Enrique IV se puso al frente de un poderoso ejército y marchó sobre Roma. Instalado en la ciudad santa, reunió en ella un concilio al que fue convocado Gregorio VII, mas éste no acudió, sabedor de que iba a ser juzgado y condenado. Su inasistencia no evitó su excomunión y destronamiento. En su lugar se colocó a Clemente III que se apresuró a coronar a Enrique IV y a su esposa Berta el 31 de marzo de 1084. Gregorio solicitó la ayuda del normando siciliano Roberto Guiscardo, quien puso en marcha sus huestes de aventureros, en su mayoría musulmanes, y las lanzó contra Roma. Enrique abandonó cautamente la ciudad que quedó a merced de aquellas hordas incontroladas. Se produjo un verdadero saqueo, intolerable para el pueblo romano que se sublevó contra los valedores de la autoridad gregoriana. Fue la excusa para una salvaje represión sangrienta en la que sucumbieron millares de ciudadanos y la urbe quedó arruinada. Bajo la protección de semejante vasallo y escoltado por sus milicias musulmanas, Gregorio VII huyó de la Roma devastada y aceptó el asilo que Guiscardo le dispensó en Salerno, donde murió al año siguiente.

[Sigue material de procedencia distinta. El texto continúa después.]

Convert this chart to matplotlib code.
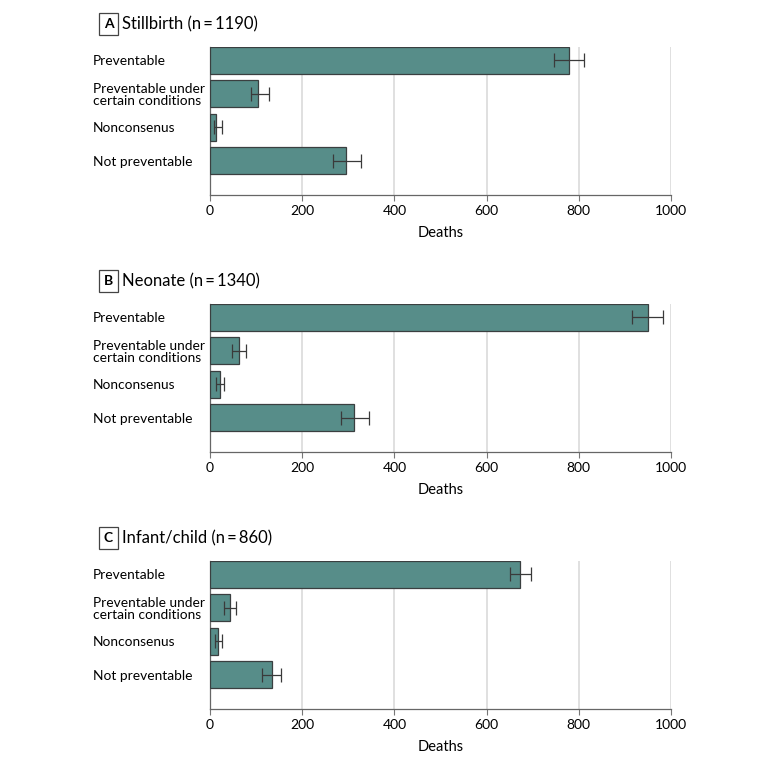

Tras un fugaz paso por la sede pontificia de Víctor III, fue designado papa en 1088 Urbano II. En Roma, no obstante, seguía instalado el antipapa Clemente III con sus partidarios. Urbano se propuso desalojar de la ciudad santa a su oponente, para lo que confió en sus vasallos sicilianos. En efecto, con el apoyo del ejército normando pudo abrirse paso hasta Roma en noviembre de 1088, donde hubieron de librarse cruentas batallas entre las tropas del antipapa y las del papa para que éste pudiera por fin acceder a su legítimo trono. Instalado en él buscó la manera de derribar al emperador aglutinando en la poderosa Liga Lombarda las ciudades de Milán, Lodi, Piacenza y Cremona. Urbano II murió en 1099, sin haber podido doblegar a su personal enemigo Enrique IV.

Su sucesor Pascual II ensayó sin resultado similares procedimientos que los empleados por sus antecesores en su pugna con Enrique IV. Éste moría en 1106 dejando en el trono imperial a su hijo Enrique V. La aparente dócil disposición del nuevo emperador hizo creer por un momento Pascual II que tenía al alcance de su mano la ansiada solución a los vetustos problemas que padecía la cristiandad. Pero la quimérica ilusión se desvaneció bien pronto. Enrique V no tardó en clarificar su posición: en el mismo momento en que se vio alzado al trono imperial envió emisarios a Roma para recordar al papa la ancestral prerrogativa del rey germánico de confirmar la elección de los obispos, tomarles juramento de fidelidad y entregarles las credenciales de su autoridad secular, o, dicho de otro modo, su facultad de investir a los prelados en sus feudos eclesiásticos. La lucha volvía a empezar y, como siempre, la excomunión del emperador fue la primera medida tomada en el concilio de Guastalla ese mismo año de 1106.